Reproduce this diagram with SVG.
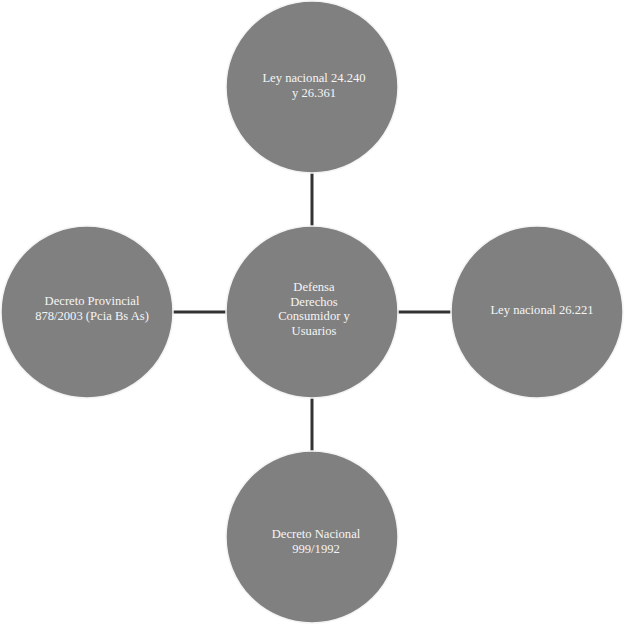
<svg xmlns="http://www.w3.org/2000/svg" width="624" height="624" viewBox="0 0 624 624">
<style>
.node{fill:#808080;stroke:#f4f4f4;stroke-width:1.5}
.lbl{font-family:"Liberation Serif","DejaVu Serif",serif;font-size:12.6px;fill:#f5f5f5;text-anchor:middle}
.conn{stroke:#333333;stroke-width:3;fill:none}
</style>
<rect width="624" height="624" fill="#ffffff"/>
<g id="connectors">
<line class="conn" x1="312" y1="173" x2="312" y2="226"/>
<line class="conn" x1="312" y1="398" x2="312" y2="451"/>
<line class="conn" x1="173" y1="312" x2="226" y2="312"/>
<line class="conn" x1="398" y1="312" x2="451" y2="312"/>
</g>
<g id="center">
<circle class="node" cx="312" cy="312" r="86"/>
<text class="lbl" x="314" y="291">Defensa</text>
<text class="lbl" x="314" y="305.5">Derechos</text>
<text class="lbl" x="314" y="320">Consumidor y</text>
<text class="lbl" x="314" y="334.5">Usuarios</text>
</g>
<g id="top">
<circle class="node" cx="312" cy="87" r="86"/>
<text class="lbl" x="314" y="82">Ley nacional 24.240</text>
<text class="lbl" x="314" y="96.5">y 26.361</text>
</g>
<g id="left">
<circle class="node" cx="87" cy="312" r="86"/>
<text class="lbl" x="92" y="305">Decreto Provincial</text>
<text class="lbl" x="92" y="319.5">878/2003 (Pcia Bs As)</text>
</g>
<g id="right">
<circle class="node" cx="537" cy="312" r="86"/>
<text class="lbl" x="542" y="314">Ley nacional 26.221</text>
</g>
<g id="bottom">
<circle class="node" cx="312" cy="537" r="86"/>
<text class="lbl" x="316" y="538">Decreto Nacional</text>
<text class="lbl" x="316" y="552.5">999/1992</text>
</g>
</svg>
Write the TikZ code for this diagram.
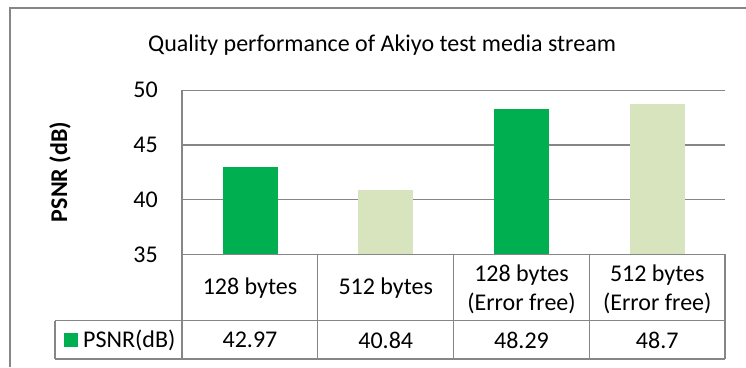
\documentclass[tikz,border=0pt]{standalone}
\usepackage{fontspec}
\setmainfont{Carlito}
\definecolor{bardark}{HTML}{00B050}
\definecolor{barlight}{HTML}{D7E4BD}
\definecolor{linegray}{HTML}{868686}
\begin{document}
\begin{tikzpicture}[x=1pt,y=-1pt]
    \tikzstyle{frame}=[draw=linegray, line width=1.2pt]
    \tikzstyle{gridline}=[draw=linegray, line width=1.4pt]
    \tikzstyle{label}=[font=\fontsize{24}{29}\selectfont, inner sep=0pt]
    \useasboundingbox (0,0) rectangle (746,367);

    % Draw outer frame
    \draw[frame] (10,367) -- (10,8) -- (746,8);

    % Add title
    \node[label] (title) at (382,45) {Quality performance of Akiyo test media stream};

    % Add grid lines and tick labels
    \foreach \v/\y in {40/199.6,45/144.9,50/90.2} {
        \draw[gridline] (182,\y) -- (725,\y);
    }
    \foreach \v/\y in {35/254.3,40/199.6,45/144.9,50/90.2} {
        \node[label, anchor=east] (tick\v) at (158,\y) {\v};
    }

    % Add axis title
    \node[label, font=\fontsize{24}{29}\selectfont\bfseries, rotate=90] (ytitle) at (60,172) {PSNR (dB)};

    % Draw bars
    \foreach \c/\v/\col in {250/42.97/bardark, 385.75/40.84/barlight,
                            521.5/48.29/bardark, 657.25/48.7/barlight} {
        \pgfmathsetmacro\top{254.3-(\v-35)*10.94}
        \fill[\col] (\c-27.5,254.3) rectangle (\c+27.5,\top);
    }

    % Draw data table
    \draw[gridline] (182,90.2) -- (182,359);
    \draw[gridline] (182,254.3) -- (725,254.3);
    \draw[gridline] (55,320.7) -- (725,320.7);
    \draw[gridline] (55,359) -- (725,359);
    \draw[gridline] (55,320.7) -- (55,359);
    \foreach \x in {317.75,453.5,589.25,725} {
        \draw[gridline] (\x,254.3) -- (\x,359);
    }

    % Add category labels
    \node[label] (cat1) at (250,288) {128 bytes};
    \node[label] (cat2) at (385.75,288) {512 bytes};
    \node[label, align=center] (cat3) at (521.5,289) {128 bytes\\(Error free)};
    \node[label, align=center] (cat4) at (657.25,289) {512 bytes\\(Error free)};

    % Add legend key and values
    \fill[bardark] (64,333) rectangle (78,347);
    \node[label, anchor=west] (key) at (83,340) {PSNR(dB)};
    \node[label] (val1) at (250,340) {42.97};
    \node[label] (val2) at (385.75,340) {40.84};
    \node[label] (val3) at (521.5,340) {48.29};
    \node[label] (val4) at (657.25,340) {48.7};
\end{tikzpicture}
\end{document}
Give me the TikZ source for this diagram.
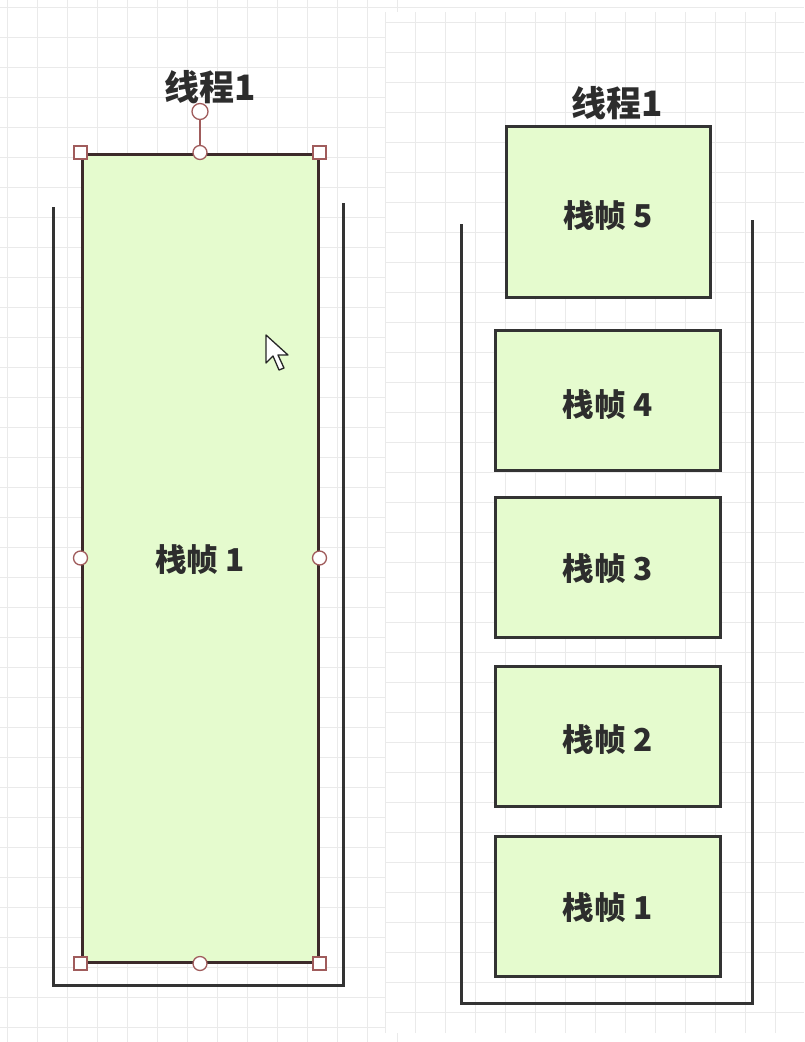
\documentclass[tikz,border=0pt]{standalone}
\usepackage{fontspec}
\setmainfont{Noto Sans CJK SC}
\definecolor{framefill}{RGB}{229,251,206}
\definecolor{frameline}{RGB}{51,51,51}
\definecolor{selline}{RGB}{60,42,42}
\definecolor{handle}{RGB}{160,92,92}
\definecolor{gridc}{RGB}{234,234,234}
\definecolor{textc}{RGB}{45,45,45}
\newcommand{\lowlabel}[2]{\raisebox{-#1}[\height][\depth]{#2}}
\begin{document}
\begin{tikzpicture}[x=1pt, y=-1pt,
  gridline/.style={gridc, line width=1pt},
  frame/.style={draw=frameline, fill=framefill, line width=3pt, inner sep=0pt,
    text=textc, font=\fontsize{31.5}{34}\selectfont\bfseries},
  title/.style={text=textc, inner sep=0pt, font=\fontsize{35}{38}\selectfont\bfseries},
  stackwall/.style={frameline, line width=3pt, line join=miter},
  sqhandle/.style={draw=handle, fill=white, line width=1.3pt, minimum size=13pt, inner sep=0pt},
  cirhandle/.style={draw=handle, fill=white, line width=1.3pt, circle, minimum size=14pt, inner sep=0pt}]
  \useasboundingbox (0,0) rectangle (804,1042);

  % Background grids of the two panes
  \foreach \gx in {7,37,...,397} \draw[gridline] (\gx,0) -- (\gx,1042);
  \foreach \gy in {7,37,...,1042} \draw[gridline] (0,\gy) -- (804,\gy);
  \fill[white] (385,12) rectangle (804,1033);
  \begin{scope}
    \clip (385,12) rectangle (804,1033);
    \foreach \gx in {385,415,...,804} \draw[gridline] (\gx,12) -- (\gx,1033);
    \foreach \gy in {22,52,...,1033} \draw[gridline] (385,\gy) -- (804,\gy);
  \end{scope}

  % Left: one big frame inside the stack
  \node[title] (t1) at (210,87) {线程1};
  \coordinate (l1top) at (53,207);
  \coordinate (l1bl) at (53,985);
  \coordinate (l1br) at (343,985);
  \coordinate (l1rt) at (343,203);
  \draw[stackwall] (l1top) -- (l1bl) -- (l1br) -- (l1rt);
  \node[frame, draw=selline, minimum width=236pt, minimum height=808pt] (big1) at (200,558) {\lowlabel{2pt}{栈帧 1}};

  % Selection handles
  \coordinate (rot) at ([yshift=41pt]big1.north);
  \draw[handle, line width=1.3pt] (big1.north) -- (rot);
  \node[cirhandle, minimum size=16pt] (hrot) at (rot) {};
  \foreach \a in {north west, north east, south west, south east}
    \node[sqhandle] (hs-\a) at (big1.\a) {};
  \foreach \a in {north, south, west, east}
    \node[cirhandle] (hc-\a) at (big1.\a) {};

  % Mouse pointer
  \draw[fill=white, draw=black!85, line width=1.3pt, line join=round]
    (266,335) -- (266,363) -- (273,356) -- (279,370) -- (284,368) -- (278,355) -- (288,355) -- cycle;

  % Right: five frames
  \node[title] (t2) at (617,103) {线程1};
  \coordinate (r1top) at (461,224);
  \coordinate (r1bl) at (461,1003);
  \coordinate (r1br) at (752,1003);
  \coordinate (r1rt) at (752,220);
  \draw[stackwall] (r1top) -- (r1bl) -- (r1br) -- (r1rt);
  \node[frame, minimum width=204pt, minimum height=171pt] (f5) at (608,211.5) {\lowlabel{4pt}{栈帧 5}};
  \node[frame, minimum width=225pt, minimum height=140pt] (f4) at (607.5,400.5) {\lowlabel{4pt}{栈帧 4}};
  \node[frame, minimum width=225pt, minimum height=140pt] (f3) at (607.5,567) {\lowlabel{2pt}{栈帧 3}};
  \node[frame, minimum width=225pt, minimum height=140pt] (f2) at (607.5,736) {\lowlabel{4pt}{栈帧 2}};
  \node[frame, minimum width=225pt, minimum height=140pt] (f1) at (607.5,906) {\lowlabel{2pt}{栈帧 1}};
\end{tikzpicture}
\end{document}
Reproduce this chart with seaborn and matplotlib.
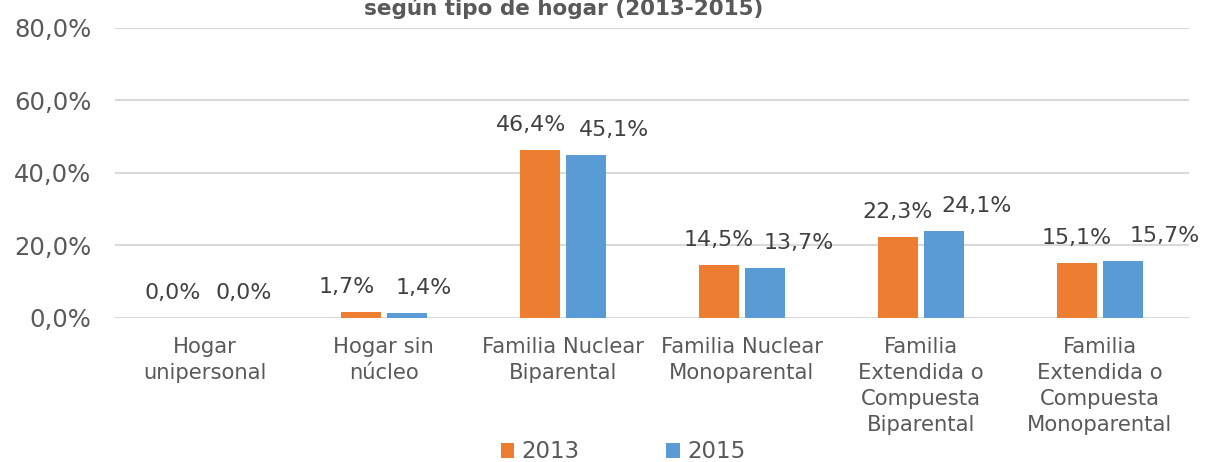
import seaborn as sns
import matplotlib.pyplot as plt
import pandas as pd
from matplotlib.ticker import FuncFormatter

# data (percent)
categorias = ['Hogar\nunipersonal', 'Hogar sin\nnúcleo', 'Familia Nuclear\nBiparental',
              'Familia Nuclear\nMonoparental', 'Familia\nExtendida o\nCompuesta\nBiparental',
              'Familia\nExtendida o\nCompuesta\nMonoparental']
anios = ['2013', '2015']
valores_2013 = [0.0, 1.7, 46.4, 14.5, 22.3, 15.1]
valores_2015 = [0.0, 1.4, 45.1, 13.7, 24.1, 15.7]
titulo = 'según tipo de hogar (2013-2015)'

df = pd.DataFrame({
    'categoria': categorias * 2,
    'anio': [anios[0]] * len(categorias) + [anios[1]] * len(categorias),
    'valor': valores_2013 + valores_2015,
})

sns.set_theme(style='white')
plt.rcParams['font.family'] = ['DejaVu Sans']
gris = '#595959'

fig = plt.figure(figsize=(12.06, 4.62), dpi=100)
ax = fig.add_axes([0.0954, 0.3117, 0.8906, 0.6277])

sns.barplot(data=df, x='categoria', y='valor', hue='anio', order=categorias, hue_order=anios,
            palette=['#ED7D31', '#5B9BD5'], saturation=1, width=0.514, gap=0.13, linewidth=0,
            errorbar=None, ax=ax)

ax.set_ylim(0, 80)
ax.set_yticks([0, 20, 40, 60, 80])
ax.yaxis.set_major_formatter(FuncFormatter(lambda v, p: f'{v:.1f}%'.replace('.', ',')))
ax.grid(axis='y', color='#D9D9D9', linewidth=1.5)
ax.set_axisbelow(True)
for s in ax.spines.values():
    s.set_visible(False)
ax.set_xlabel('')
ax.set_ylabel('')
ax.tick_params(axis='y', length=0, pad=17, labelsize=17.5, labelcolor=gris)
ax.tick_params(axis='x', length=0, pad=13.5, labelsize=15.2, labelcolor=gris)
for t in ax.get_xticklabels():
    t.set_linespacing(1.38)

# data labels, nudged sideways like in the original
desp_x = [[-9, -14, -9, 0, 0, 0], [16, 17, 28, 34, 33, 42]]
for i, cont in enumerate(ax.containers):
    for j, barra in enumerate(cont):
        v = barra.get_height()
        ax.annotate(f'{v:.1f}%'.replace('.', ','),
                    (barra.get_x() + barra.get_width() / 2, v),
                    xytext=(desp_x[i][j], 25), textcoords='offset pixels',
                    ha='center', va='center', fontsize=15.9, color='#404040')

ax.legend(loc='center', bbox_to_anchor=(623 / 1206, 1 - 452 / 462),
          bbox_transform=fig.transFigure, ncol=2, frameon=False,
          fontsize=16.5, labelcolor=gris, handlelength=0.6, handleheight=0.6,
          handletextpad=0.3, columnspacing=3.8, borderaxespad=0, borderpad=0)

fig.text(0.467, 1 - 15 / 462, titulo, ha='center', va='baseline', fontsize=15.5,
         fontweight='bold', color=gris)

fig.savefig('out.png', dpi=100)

* **DIRECTIONS**: Skip the pictures and repeat, word for word, the lines from the one containing "Reproduce this chart" to the one containing "titulo = 'según tipo de hogar (2013-2015)'", keeping both of those lines.

* **ANSWER TO THE TASK**:
Reproduce this chart with seaborn and matplotlib.
import seaborn as sns
import matplotlib.pyplot as plt
import pandas as pd
from matplotlib.ticker import FuncFormatter

# data (percent)
categorias = ['Hogar\nunipersonal', 'Hogar sin\nnúcleo', 'Familia Nuclear\nBiparental',
              'Familia Nuclear\nMonoparental', 'Familia\nExtendida o\nCompuesta\nBiparental',
              'Familia\nExtendida o\nCompuesta\nMonoparental']
anios = ['2013', '2015']
valores_2013 = [0.0, 1.7, 46.4, 14.5, 22.3, 15.1]
valores_2015 = [0.0, 1.4, 45.1, 13.7, 24.1, 15.7]
titulo = 'según tipo de hogar (2013-2015)'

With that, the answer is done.